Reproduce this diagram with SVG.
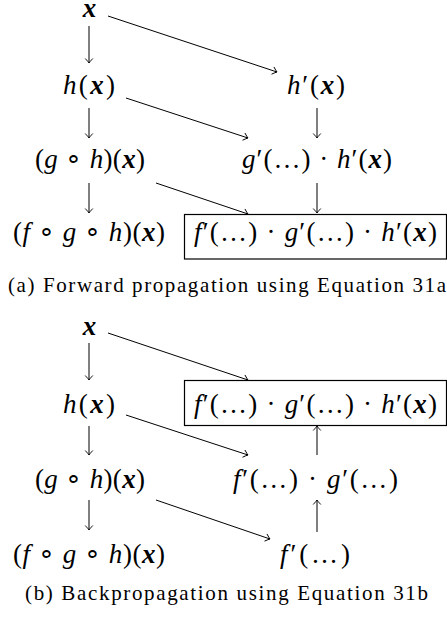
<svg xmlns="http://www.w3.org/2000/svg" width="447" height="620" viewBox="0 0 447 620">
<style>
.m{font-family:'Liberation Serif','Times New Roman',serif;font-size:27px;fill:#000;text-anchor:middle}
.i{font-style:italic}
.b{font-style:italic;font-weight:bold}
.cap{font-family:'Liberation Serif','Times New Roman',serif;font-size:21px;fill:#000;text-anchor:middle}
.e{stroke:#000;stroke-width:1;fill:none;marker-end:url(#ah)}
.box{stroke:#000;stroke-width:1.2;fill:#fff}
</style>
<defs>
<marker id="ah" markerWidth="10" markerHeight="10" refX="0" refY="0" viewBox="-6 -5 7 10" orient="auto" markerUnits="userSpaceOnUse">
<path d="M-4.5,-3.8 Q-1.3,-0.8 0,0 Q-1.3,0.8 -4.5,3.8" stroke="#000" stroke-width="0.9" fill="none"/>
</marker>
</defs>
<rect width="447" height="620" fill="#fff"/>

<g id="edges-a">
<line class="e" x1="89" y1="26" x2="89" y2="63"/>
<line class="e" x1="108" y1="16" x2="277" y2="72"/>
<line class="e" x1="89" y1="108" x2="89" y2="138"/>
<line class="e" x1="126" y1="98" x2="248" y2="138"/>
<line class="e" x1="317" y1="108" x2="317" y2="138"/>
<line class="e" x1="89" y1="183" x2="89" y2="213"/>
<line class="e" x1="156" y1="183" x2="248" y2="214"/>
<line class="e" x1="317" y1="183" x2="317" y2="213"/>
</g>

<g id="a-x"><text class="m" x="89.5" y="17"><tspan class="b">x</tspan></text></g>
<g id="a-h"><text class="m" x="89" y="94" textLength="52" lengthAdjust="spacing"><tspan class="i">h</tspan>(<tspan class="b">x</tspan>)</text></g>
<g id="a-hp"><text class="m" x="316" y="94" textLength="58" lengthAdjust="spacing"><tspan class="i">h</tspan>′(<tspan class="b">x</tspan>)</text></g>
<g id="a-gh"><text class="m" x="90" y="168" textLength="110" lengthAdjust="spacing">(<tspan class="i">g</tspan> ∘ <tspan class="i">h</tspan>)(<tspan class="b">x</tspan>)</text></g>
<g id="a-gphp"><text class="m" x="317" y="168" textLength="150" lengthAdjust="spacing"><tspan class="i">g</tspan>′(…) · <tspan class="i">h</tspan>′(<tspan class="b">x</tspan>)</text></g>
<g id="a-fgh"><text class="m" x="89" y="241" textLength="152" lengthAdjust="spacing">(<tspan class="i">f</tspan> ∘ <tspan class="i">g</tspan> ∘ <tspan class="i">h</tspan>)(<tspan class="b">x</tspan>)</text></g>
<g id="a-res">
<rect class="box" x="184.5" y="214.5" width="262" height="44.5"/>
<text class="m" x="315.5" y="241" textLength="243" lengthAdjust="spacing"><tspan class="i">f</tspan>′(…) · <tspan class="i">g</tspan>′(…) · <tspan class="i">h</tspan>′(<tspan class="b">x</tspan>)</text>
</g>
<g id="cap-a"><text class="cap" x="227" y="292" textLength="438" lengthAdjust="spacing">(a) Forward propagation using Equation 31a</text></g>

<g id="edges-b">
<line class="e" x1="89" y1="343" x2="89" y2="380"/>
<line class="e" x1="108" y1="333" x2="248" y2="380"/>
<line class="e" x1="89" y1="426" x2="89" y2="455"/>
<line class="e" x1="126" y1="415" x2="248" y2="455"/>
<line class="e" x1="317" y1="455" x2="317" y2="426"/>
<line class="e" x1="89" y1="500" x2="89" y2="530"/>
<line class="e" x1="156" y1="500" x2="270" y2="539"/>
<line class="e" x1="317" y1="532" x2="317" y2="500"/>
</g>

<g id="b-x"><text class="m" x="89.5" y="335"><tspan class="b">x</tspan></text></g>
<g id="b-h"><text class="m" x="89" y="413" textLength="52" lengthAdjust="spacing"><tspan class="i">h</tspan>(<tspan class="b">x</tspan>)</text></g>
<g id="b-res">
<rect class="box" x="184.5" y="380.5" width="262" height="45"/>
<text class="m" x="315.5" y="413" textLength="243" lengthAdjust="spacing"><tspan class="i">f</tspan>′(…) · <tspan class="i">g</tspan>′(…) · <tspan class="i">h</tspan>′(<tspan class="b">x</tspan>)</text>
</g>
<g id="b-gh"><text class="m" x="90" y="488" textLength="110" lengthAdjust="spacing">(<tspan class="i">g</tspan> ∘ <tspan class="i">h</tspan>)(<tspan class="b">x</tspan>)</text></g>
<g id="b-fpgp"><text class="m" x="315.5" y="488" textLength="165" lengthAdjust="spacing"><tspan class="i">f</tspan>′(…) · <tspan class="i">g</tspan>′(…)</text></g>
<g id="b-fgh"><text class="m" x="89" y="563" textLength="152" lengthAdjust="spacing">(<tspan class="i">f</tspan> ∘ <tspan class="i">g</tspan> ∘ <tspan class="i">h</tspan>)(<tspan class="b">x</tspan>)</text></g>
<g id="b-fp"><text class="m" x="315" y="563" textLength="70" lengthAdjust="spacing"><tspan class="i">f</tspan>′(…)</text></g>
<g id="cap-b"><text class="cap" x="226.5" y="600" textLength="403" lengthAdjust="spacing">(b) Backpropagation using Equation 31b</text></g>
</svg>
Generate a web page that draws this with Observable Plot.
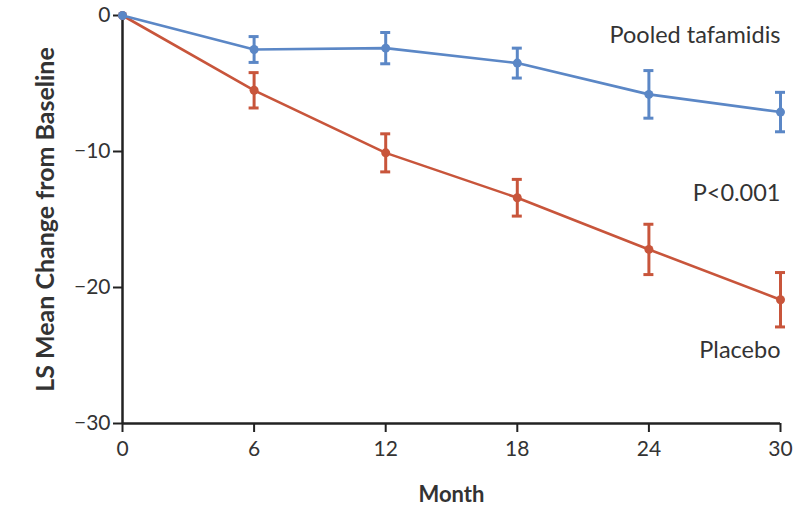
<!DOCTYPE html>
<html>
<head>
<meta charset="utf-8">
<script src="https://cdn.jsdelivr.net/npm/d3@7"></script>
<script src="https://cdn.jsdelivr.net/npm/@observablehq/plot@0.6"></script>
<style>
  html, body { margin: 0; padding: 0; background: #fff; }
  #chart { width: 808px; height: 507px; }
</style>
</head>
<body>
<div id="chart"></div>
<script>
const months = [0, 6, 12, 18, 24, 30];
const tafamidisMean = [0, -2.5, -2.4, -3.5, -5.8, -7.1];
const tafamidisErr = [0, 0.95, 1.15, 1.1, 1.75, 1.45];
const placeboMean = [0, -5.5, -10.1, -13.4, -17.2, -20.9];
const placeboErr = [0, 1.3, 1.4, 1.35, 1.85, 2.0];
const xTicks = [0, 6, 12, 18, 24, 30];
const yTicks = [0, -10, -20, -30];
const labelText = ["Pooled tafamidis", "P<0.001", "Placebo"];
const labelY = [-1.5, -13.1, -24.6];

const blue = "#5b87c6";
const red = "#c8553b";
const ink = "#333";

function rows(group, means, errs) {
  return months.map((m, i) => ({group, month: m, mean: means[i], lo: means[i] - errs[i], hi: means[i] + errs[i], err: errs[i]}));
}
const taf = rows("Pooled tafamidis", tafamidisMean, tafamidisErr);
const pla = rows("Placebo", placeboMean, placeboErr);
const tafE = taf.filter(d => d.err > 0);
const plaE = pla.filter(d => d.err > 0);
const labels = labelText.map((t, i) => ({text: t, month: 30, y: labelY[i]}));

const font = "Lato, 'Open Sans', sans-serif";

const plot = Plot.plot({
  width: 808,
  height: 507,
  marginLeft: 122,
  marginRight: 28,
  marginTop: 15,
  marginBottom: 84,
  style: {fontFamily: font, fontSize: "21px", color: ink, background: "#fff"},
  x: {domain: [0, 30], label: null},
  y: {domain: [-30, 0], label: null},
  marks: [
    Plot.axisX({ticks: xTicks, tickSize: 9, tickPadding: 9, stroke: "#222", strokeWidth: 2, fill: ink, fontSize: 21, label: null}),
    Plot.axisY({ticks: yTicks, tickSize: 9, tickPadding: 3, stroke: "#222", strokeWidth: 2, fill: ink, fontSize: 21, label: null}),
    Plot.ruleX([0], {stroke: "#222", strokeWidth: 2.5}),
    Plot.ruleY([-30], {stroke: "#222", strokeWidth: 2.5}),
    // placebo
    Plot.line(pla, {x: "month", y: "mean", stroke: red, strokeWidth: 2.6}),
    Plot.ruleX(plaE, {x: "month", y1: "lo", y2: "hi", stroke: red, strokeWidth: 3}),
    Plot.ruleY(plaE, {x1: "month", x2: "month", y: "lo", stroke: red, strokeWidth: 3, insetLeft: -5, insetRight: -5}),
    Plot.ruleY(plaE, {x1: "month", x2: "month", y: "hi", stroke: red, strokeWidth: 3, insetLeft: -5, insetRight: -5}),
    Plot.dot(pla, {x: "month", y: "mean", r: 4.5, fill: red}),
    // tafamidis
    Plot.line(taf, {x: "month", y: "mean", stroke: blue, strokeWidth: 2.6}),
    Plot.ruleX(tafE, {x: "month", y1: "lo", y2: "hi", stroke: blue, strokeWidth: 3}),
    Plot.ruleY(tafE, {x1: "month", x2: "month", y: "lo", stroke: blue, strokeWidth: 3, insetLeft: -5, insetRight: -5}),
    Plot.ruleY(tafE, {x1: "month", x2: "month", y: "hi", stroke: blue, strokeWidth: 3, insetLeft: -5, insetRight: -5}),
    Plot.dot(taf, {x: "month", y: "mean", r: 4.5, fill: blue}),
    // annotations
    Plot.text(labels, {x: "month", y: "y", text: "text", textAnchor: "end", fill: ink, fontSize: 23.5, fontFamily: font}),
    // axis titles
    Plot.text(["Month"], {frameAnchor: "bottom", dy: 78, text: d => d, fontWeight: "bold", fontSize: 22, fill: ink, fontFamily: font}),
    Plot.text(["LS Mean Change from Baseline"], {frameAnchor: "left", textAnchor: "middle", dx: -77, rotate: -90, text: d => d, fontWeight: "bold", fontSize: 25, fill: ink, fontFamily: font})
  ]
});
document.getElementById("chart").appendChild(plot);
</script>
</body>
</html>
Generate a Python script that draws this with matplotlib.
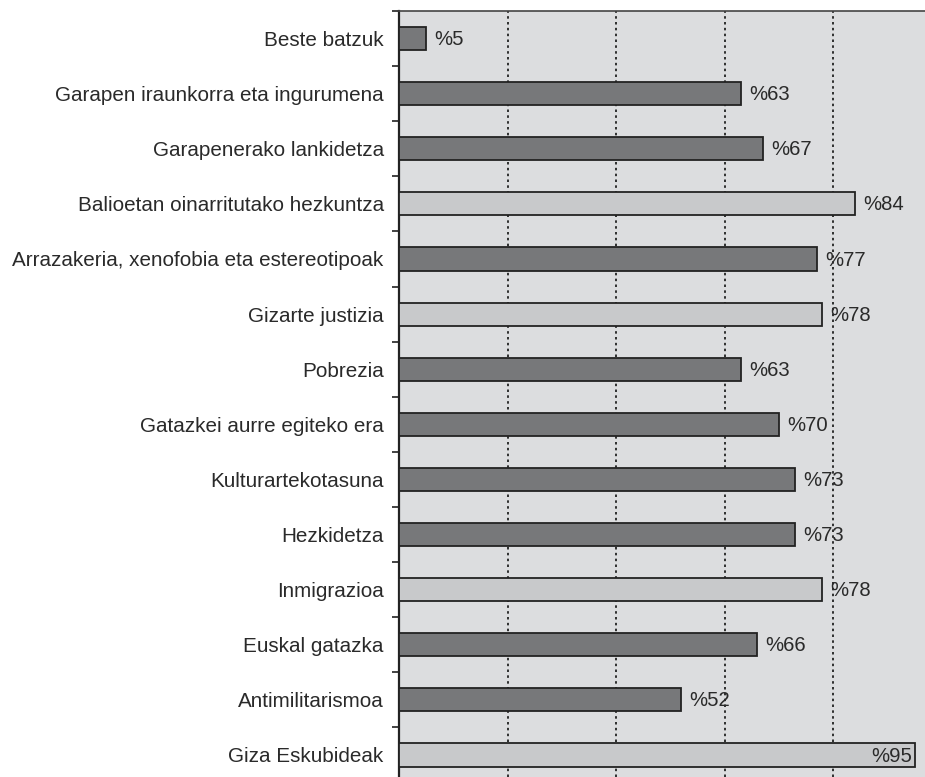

-=-=-=-=-

WORK INSTRUCTIONS. Copy each line above where the string "with" occurs.

ANSWER FOR THIS EXERCISE.
Reproduce this diagram with SVG.
Generate a web page that draws this with Observable Plot.
Generate a Python script that draws this with matplotlib.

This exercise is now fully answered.